The cumulative effect of small heroic acts in our communities can outmatch the big ones. Let’s get mathematical. If each Leaving Class member performs a small heroic act for 10 people in the next year, then we, as the Class of 2017, will have impacted 1,580 people. Then, if each of those people — inspired by our actions — impacts 10 other people, then we have impacted 15,800 people. Putting this in a way many UCC parents can understand, it’s a generosity pyramid scheme. Small heroes have a big influence.

UCC has given us the tools to be special; that is, to be special to others. So be special. Give to others in tiny meaningful ways. Take what we have learned from observing acts of heroism and go be someone’s hero.

As we walk out of these doors and become Old Boys, let us remember our time here. Let us remember our roots and the gifts we have been given. Let us be grateful. And above all, let us be proud. We made it guys. We made it. This is the end, and yet also maybe, just maybe, the start of something very special. Thank you.

Julian Bauld address to the Leaving Class:

Mr. McKinney, thank you for the opportunity to bring poetry to this occasion. It is an honour.

Gentlemen, you have probably given some thought to your experience at the College these past few days and perhaps thought about walking through these doors, for the first time as an Old Boy, into a new part of your life. My colleague, Blair Sharpe, spoke to you last night about how doors open and close, and how you can’t always tell where life will lead you. It was a comfort to know that we were thinking about you in the same way and with the same metaphor.

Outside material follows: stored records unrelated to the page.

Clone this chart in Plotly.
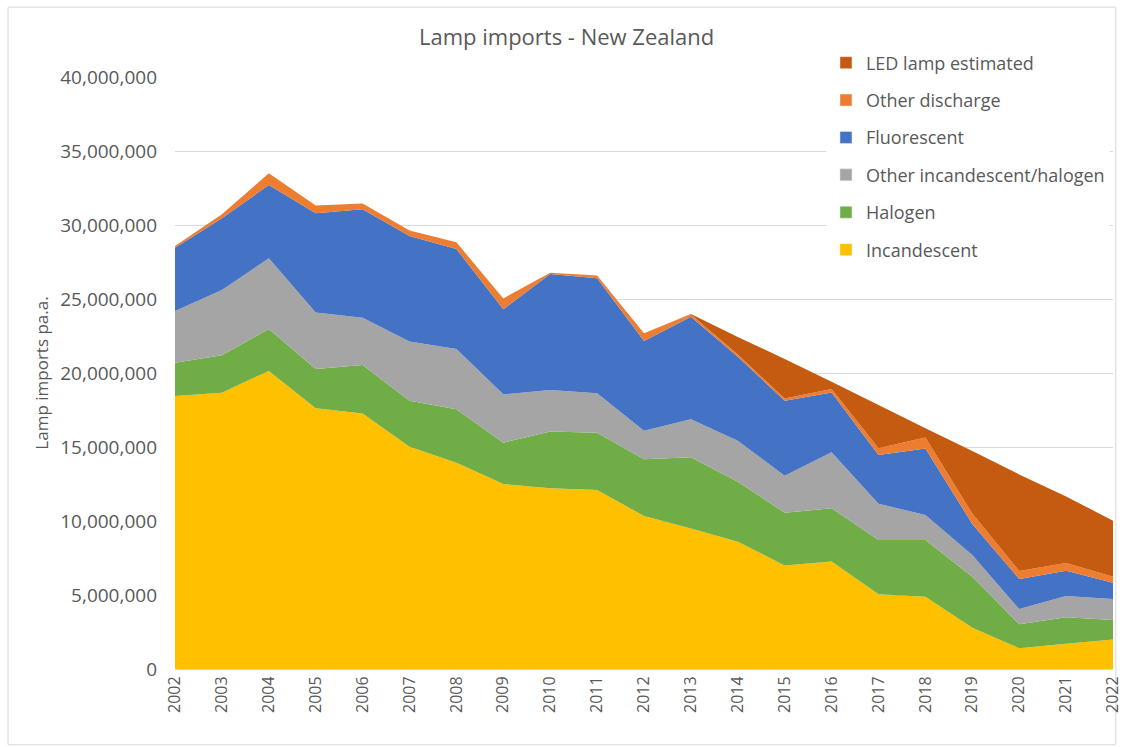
import plotly.graph_objs as go

years = list(range(2002, 2023))

incandescent = [18.45, 18.67, 20.14, 17.61, 17.27, 15.02, 13.94, 12.50, 12.21, 12.09, 10.34,
                9.50, 8.60, 7.00, 7.26, 5.05, 4.89, 2.79, 1.40, 1.71, 2.00]
halogen = [2.25, 2.53, 2.83, 2.66, 3.27, 3.11, 3.61, 2.79, 3.83, 3.88, 3.83,
           4.80, 4.06, 3.56, 3.60, 3.67, 3.83, 3.45, 1.62, 1.78, 1.31]
other_incandescent = [3.49, 4.40, 4.78, 3.81, 3.20, 3.99, 4.07, 3.27, 2.81, 2.66, 1.93,
                      2.57, 2.77, 2.50, 3.78, 2.45, 1.68, 1.46, 1.03, 1.44, 1.42]
fluorescent = [4.28, 4.85, 4.95, 6.71, 7.32, 7.14, 6.76, 5.74, 7.84, 7.77, 6.06,
               6.93, 5.67, 5.07, 4.05, 3.29, 4.50, 2.10, 2.03, 1.71, 1.10]
other_discharge = [0.11, 0.27, 0.79, 0.52, 0.40, 0.36, 0.45, 0.74, 0.09, 0.18, 0.52,
                   0.15, 0.15, 0.14, 0.23, 0.45, 0.75, 0.70, 0.54, 0.52, 0.41]
led_estimated = [0, 0, 0, 0, 0, 0, 0, 0, 0, 0, 0,
                 0.04, 1.19, 2.68, 0.49, 2.93, 0.61, 4.23, 6.53, 4.50, 3.78]

series = [
    ("Incandescent", incandescent, "#FFC000"),
    ("Halogen", halogen, "#70AD47"),
    ("Other incandescent/halogen", other_incandescent, "#A5A5A5"),
    ("Fluorescent", fluorescent, "#4472C4"),
    ("Other discharge", other_discharge, "#ED7D31"),
    ("LED lamp estimated", led_estimated, "#C55A11"),
]

font = "'Open Sans', Lato, sans-serif"
grey = "#595959"

fig = go.Figure()

for i, (name, vals, color) in enumerate(series):
    fig.add_trace(
        go.Scatter(
            x=years,
            y=[v * 1e6 for v in vals],
            name=name,
            mode="none",
            stackgroup="lamps",
            fillcolor=color,
            showlegend=False,
            hoverinfo="x+y+name",
        )
    )
    # legend-only entry so the key shows a small square like the original
    fig.add_trace(
        go.Bar(
            x=[None],
            y=[None],
            name=name,
            marker=dict(color=color),
            legendrank=len(series) - i,
            legendgroup=name,
        )
    )

fig.update_layout(
    width=1122,
    height=747,
    paper_bgcolor="white",
    plot_bgcolor="white",
    margin=dict(l=175, r=9, t=77, b=78),
    title=dict(
        text="Lamp imports - New Zealand",
        x=0.505,
        xanchor="center",
        y=0.95,
        yanchor="middle",
        font=dict(family=font, size=22, color=grey),
    ),
    font=dict(family=font, color=grey),
    showlegend=True,
    legend=dict(
        x=0.694,
        y=1.055,
        xanchor="left",
        yanchor="top",
        traceorder="grouped",
        tracegroupgap=11,
        bgcolor="rgba(255,255,255,1)",
        font=dict(family=font, size=18, color=grey),
    ),
    xaxis=dict(
        range=[2002, 2022],
        tickvals=years,
        ticktext=[str(y) for y in years],
        tickangle=-90,
        tickfont=dict(family=font, size=16, color=grey),
        ticklabeloverflow="allow",
        automargin=False,
        showgrid=False,
        showline=True,
        linecolor="#D9D9D9",
        ticks="",
    ),
    yaxis=dict(
        range=[0, 40e6],
        tickvals=[i * 5e6 for i in range(9)],
        tickformat=",d",
        tickfont=dict(family=font, size=19, color=grey),
        ticklabelstandoff=17,
        gridcolor="#D9D9D9",
        gridwidth=1,
        zeroline=False,
        ticks="",
        title=dict(text="Lamp imports pa.a.", font=dict(family=font, size=17, color=grey), standoff=7),
    ),
    shapes=[
        dict(
            type="rect",
            xref="paper",
            yref="paper",
            x0=-0.178,
            x1=1.003,
            y0=-0.128,
            y1=1.118,
            line=dict(color="#D9D9D9", width=1),
            layer="below",
        )
    ],
)

fig.write_html(
    "out.html",
    config={"displayModeBar": False},
    post_script="document.body.style.margin='0';",
)
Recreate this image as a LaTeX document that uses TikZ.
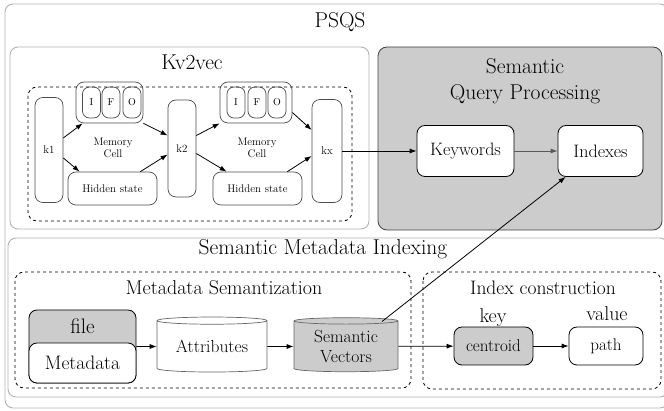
\documentclass[tikz,border=0pt]{standalone}
\usetikzlibrary{positioning,shapes.geometric,arrows.meta}

\tikzset{
	frame/.style={draw=gray!60, line width=0.9pt, rounded corners=8pt},
	dashframe/.style={draw, dashed, line width=0.8pt, rounded corners=9pt},
	cell/.style={draw=black!70, line width=0.7pt, rounded corners=8pt, inner sep=0pt, align=center, font=\fontsize{11}{12.5}\selectfont},
	gate/.style={draw=black!70, line width=0.7pt, rounded corners=7pt, inner sep=0pt, minimum width=18pt, minimum height=31pt, font=\fontsize{10}{11}\selectfont},
	box/.style={draw, line width=0.8pt, rounded corners=8pt, fill=white, inner sep=0pt, font=\fontsize{18}{20}\selectfont},
	db/.style={draw=black!60, line width=0.7pt, cylinder, shape border rotate=90, aspect=0.1, inner sep=0pt, align=center, font=\fontsize{17.5}{20}\selectfont},
	bigtitle/.style={font=\fontsize{21.5}{26}\selectfont, align=center},
	subtitle/.style={font=\fontsize{20}{22}\selectfont},
	arr/.style={line width=0.8pt, -{Latex[length=7pt,width=5pt]}},
}

\begin{document}
\begin{tikzpicture}[x=1pt, y=-1pt]
	\useasboundingbox (0,0) rectangle (664,411);

	% PSQS
	\draw [frame] (5,4) rectangle (668,408);
	\node [bigtitle] (psqs) at (340,22) {PSQS};

	% Kv2vec
	\draw [frame] (10,47) rectangle (369,229);
	\node [bigtitle] (kv2vec) at (192,62) {Kv2vec};
	\draw [dashframe] (28,87) rectangle (352,221);

	\node [cell, minimum width=28pt, minimum height=105pt] (k1) at (49,150) {k1};
	\node [cell, minimum width=67pt, minimum height=41pt] (ifoA) at (109.5,102.5) {};
	\node [gate] (iA) at (91.5,102.5) {I};
	\node [gate] (fA) at (111,102.5) {F};
	\node [gate] (oA) at (132,102.5) {O};
	\node [cell, draw=none] (memA) at (113,148) {Memory\\Cell};
	\node [cell, minimum width=89pt, minimum height=33pt] (hidA) at (112.5,188.5) {Hidden state};

	\node [cell, minimum width=28pt, minimum height=97pt] (k2) at (182,148.5) {k2};
	\node [cell, minimum width=72pt, minimum height=41pt] (ifoB) at (256,102.5) {};
	\node [gate] (iB) at (236,102.5) {I};
	\node [gate] (fB) at (257,102.5) {F};
	\node [gate] (oB) at (277,102.5) {O};
	\node [cell, draw=none] (memB) at (257,148) {Memory\\Cell};
	\node [cell, minimum width=89pt, minimum height=33pt] (hidB) at (257.5,188.5) {Hidden state};

	\node [cell, minimum width=30pt, minimum height=103pt] (kx) at (327,151) {kx};

	\draw [arr] ([yshift=12pt]k1.east) -- ([xshift=7pt]ifoA.south west);
	\draw [arr] ([yshift=-8pt]k1.east) -- ([xshift=12pt]hidA.north west);
	\draw [arr] (ifoA.south east) -- ([yshift=13pt]k2.west);
	\draw [arr] ([xshift=-17pt]hidA.north east) -- ([yshift=-6pt]k2.west);
	\draw [arr] ([yshift=13pt]k2.east) -- (ifoB.south west);
	\draw [arr] ([yshift=-5pt]k2.east) -- ([xshift=14pt]hidB.north west);
	\draw [arr] ([yshift=-10pt]ifoB.east) -- ([yshift=21pt]kx.west);
	\draw [arr] ([xshift=-15pt]hidB.north east) -- ([yshift=-5pt]kx.west);

	% Semantic Query Processing
	\draw [fill=gray!40, draw=black!75, line width=0.8pt, rounded corners=9pt] (378,47) rectangle (662,230);
	\node [bigtitle] (sqp) at (525,81.5) {Semantic\\Query Processing};
	\node [box, minimum width=97pt, minimum height=51pt] (keywords) at (465.5,151) {Keywords};
	\node [box, minimum width=85pt, minimum height=51pt] (indexes) at (600.5,151) {Indexes};

	\draw [arr] (kx.east) -- (keywords.west);
	\draw [arr, draw=black!65] (keywords) -- (indexes);

	% Semantic Metadata Indexing
	\draw [frame] (8,238) rectangle (668,397);
	\node [bigtitle] (smi) at (323,249) {Semantic Metadata Indexing};

	% Metadata Semantization
	\draw [dashframe] (15,272) rectangle (411,388);
	\node [subtitle] (semtitle) at (224,288) {Metadata Semantization};
	\node [box, fill=gray!40, minimum width=107pt, minimum height=73pt] (file) at (82.5,346.5) {};
	\node [font=\fontsize{21}{23}\selectfont] (filetext) at (82.5,326) {file};
	\node [box, font=\fontsize{19.5}{22}\selectfont, minimum width=107pt, minimum height=40pt] (meta) at (82.5,363) {Metadata};
	\node [db, fill=white, minimum width=110pt, minimum height=55pt] (attrs) at (212,346.5) {Attributes};
	\node [db, fill=gray!40, minimum width=104pt, minimum height=54pt] (vectors) at (346,346.5) {Semantic\\Vectors};

	\draw [arr] (file.east) -- (attrs.west);
	\draw [arr] (attrs) -- (vectors);

	% Index construction
	\draw [dashframe] (423,272) rectangle (661,389);
	\node [subtitle, font=\fontsize{19.5}{22}\selectfont] (ictitle) at (543,288) {Index construction};
	\node [box, fill=gray!40, font=\fontsize{17}{19}\selectfont, minimum width=79pt, minimum height=38pt] (centroid) at (493.5,346) {centroid};
	\node [box, font=\fontsize{17}{19}\selectfont, minimum width=74pt, minimum height=38pt] (pathbox) at (606,346) {path};
	\node [subtitle] (key) at (493,318) {key};
	\node [subtitle] (value) at (607,314) {value};

	\draw [arr] (vectors) -- (centroid);
	\draw [arr] (centroid) -- (pathbox);
	\draw [arr] ([xshift=36pt,yshift=25pt]vectors.center) -- ([xshift=8pt]indexes.south west);
\end{tikzpicture}
\end{document}
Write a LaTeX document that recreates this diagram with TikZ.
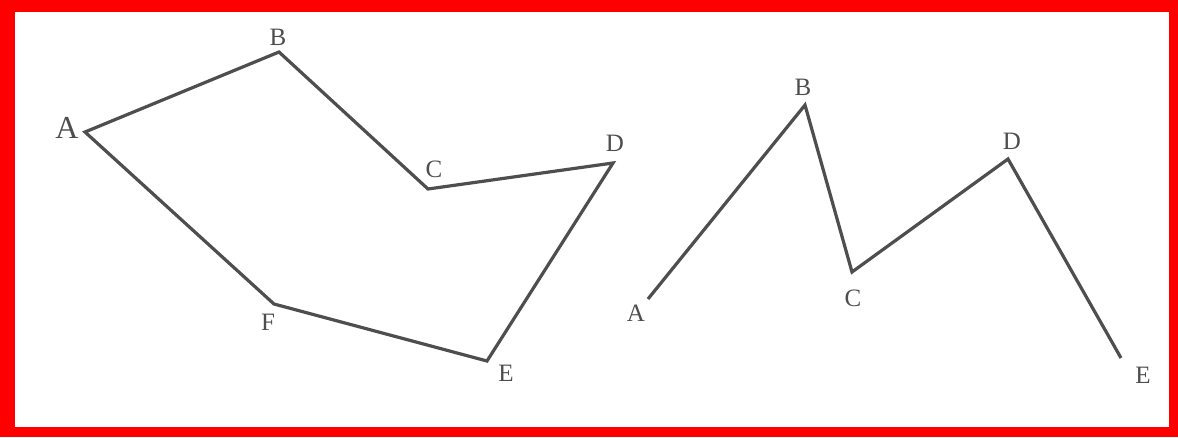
\documentclass[tikz,border=0pt]{standalone}
\usepackage{fontspec}
\setmainfont{Liberation Serif}
\definecolor{linegray}{RGB}{78,78,78}
\definecolor{framered}{RGB}{255,0,0}
\tikzset{
  edge/.style={draw=linegray, line width=3.2pt},
  lbl/.style={text=linegray, font=\fontsize{25}{25}\selectfont, inner sep=0pt, anchor=center},
  biglbl/.style={lbl, font=\fontsize{32}{32}\selectfont}
}
\begin{document}
\begin{tikzpicture}[x=1pt,y=-1pt]
\useasboundingbox (0,0) rectangle (1178,437);
\fill[framered] (0,0) rectangle (1178,437);
\fill[white] (15,12) rectangle (1169,427);
% left hexagon
\coordinate (A1) at (85,132);
\coordinate (B1) at (279,52);
\coordinate (C1) at (428,189);
\coordinate (D1) at (613,163);
\coordinate (E1) at (487,361);
\coordinate (F1) at (274,304);
\draw[edge] (A1) -- (B1) -- (C1) -- (D1) -- (E1) -- (F1) -- cycle;
\node[biglbl] (lA1) at (67,128) {A};
\node[lbl] (lB1) at (278,37) {B};
\node[lbl] (lC1) at (434,169) {C};
\node[lbl] (lD1) at (615,143) {D};
\node[lbl] (lE1) at (506,373) {E};
\node[lbl] (lF1) at (268,322) {F};
% right polyline
\coordinate (A2) at (648,299);
\coordinate (B2) at (805,105);
\coordinate (C2) at (852,272);
\coordinate (D2) at (1008,159);
\coordinate (E2) at (1121,358);
\draw[edge] (A2) -- (B2) -- (C2) -- (D2) -- (E2);
\node[lbl] (lA2) at (636,313) {A};
\node[lbl] (lB2) at (803,87) {B};
\node[lbl] (lC2) at (853,298) {C};
\node[lbl] (lD2) at (1012,141) {D};
\node[lbl] (lE2) at (1143,375) {E};
\end{tikzpicture}
\end{document}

“Openings” is the subject of the poem I’ve written for you today. Your life will lead you to many places, some expected, some unknown, and being open to experience will be one of life’s greatest challenges, but also one of its greatest gifts.

Also, there is mention of a character named Odysseus in the poem. Some of you already know him, and if ever in doubt of how to proceed in this life, return to Homer who has already figured it out for all of us.


There is no opening without faith.
A mother sees it on the face
Of her newborn, soft and warm,
And holds him in her arms,
Each never really changing,
The open world now arranging
Behind them both
what will happen
and what won’t.

Earth’s possessions open too,
The harvest moon, the cardinal’s tune;
Other pieces follow soon,
A tulip’s flare, an empty room
And trembling May to easy June.

Odysseus took his crew to sea
and didn’t know what he would find
but opened sail upon the waves,
Entered dim and stony caves,
to find out what there was beyond
duty and a family bond.
Wayward, lost, but never broken,
He thought of Ithaka and opened
The bright port in his mind,
And saw the low island
that sent him on his way,
where love waited,
where love would stay.

Windows, top buttons, kitchen drawers,
Camera shutters, convenience stores,
Ovens, Oysters,
Drawbridges, cloisters,
A brass band, a father’s hand,
All these mean to open
and trace the pattern
of seed to flower,
of feathers to flight,
of minute to hour,
no opening not a beginning,
no unfolding ever slight.

In our quiet we may hear knocking
on the door that hangs
so heavy on its hinges
deep within
and if we pull the handle,
a breeze will cover us
and the opening will glitter
on our own dark sea,
the waters bottomless, uncharted,
and faithful to the place we started.